Job: Starting with the first line of the listing, quote each line exactly until and including the one with "d3.scaleLinear().domain([0, 100]).range([pBottom, pTop]);", leaving pictures out.

>>>

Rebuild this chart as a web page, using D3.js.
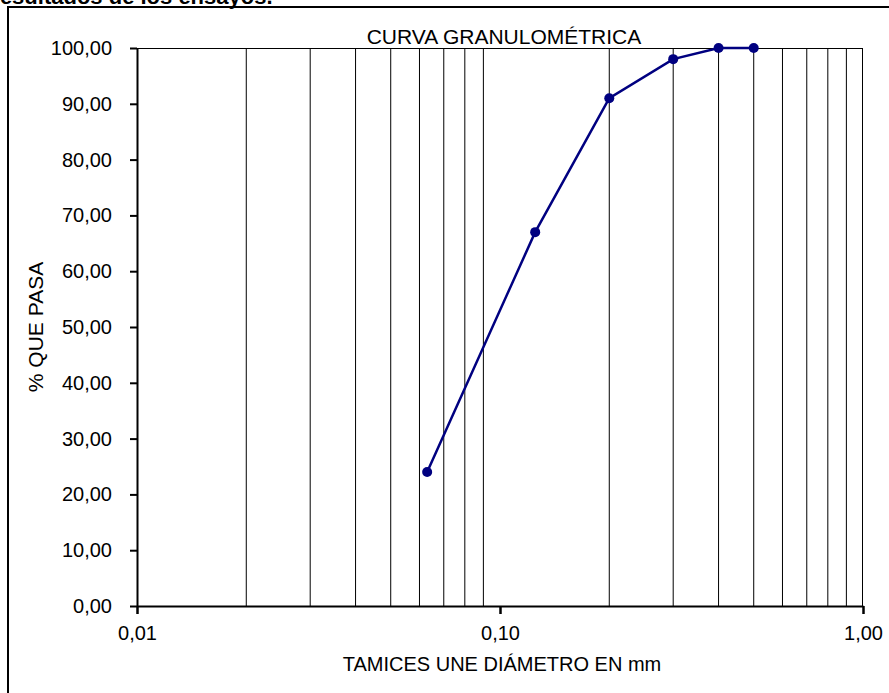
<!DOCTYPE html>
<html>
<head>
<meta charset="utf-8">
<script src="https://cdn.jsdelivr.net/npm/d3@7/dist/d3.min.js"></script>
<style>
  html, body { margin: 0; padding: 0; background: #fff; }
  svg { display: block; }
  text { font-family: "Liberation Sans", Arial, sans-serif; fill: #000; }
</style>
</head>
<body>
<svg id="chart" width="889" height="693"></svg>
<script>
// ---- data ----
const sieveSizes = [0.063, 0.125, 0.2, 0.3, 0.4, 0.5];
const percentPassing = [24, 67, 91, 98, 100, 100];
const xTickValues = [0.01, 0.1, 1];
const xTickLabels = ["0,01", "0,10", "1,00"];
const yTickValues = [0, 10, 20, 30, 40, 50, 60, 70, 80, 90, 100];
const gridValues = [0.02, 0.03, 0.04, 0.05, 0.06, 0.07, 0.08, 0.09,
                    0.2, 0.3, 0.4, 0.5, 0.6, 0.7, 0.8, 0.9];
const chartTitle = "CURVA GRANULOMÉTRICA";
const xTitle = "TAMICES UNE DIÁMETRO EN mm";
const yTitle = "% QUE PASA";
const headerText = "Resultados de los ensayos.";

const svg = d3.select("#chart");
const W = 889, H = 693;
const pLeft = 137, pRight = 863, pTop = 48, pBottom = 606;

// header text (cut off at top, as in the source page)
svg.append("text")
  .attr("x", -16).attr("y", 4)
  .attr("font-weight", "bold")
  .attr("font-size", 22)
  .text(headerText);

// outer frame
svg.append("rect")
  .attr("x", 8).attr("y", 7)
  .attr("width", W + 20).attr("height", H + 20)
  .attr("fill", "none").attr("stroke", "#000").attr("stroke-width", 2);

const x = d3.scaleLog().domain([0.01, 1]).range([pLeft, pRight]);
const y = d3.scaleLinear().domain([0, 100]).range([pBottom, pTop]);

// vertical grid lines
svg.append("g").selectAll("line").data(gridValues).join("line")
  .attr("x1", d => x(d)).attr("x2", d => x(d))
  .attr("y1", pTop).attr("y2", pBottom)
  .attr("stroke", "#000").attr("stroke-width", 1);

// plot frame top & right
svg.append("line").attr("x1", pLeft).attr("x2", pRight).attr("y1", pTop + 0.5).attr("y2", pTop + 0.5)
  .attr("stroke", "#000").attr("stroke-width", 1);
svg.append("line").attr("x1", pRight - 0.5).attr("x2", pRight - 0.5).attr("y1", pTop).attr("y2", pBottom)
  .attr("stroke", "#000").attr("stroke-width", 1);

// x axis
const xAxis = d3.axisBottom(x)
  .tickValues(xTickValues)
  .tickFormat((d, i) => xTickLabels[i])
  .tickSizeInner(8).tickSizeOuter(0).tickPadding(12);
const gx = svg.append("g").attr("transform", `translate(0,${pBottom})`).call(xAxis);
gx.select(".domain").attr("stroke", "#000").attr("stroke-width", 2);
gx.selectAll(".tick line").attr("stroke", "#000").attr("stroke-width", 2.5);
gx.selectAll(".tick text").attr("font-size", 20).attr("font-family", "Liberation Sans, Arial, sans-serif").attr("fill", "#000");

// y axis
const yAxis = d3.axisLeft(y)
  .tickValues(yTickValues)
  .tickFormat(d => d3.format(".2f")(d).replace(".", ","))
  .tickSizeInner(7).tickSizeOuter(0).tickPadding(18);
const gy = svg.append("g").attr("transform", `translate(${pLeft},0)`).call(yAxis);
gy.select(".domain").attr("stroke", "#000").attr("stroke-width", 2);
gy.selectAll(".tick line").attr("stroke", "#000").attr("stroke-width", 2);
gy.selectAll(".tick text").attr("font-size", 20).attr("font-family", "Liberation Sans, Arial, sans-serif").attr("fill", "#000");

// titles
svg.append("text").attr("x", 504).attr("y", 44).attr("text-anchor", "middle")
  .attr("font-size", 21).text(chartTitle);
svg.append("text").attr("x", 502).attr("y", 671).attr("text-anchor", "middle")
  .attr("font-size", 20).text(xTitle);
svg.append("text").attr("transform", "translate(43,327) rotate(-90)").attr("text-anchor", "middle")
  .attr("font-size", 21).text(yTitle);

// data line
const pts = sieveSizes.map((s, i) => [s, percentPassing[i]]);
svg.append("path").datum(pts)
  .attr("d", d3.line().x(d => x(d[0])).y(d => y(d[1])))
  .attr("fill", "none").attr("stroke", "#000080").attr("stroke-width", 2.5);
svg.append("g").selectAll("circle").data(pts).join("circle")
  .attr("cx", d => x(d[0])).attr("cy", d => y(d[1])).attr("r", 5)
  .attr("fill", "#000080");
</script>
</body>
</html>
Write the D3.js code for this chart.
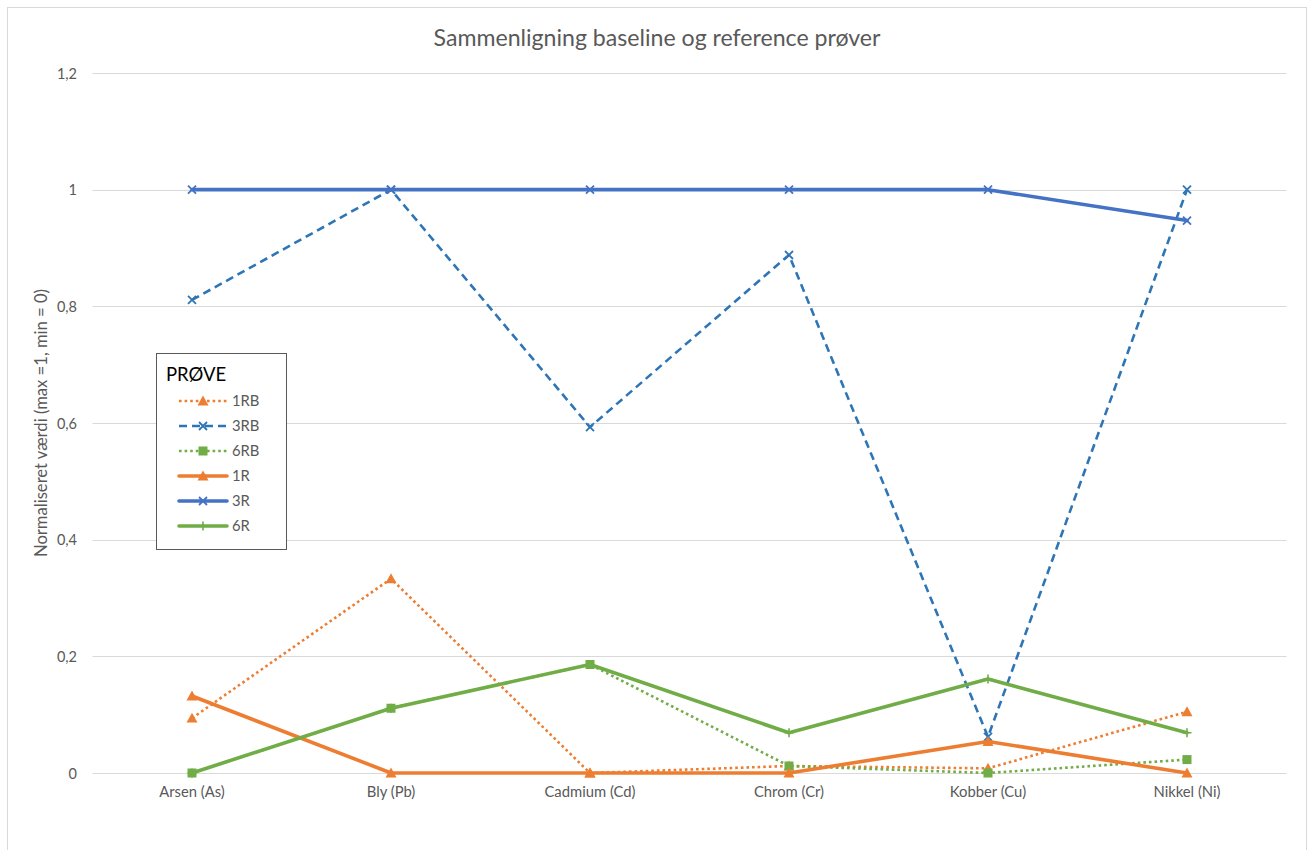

<<<

Exercise answer:
Rebuild this chart as a web page, using D3.js.
<!DOCTYPE html>
<html>
<head>
<meta charset="utf-8">
<script src="https://cdn.jsdelivr.net/npm/d3@7/dist/d3.min.js"></script>
<style>
  html, body { margin: 0; padding: 0; background: #fff; }
  svg { display: block; }
  text { font-family: "Liberation Sans", Arial, sans-serif; fill: #000; }
</style>
</head>
<body>
<svg id="chart" width="889" height="693"></svg>
<script>
// ---- data ----
const sieveSizes = [0.063, 0.125, 0.2, 0.3, 0.4, 0.5];
const percentPassing = [24, 67, 91, 98, 100, 100];
const xTickValues = [0.01, 0.1, 1];
const xTickLabels = ["0,01", "0,10", "1,00"];
const yTickValues = [0, 10, 20, 30, 40, 50, 60, 70, 80, 90, 100];
const gridValues = [0.02, 0.03, 0.04, 0.05, 0.06, 0.07, 0.08, 0.09,
                    0.2, 0.3, 0.4, 0.5, 0.6, 0.7, 0.8, 0.9];
const chartTitle = "CURVA GRANULOMÉTRICA";
const xTitle = "TAMICES UNE DIÁMETRO EN mm";
const yTitle = "% QUE PASA";
const headerText = "Resultados de los ensayos.";

const svg = d3.select("#chart");
const W = 889, H = 693;
const pLeft = 137, pRight = 863, pTop = 48, pBottom = 606;

// header text (cut off at top, as in the source page)
svg.append("text")
  .attr("x", -16).attr("y", 4)
  .attr("font-weight", "bold")
  .attr("font-size", 22)
  .text(headerText);

// outer frame
svg.append("rect")
  .attr("x", 8).attr("y", 7)
  .attr("width", W + 20).attr("height", H + 20)
  .attr("fill", "none").attr("stroke", "#000").attr("stroke-width", 2);

const x = d3.scaleLog().domain([0.01, 1]).range([pLeft, pRight]);
const y = d3.scaleLinear().domain([0, 100]).range([pBottom, pTop]);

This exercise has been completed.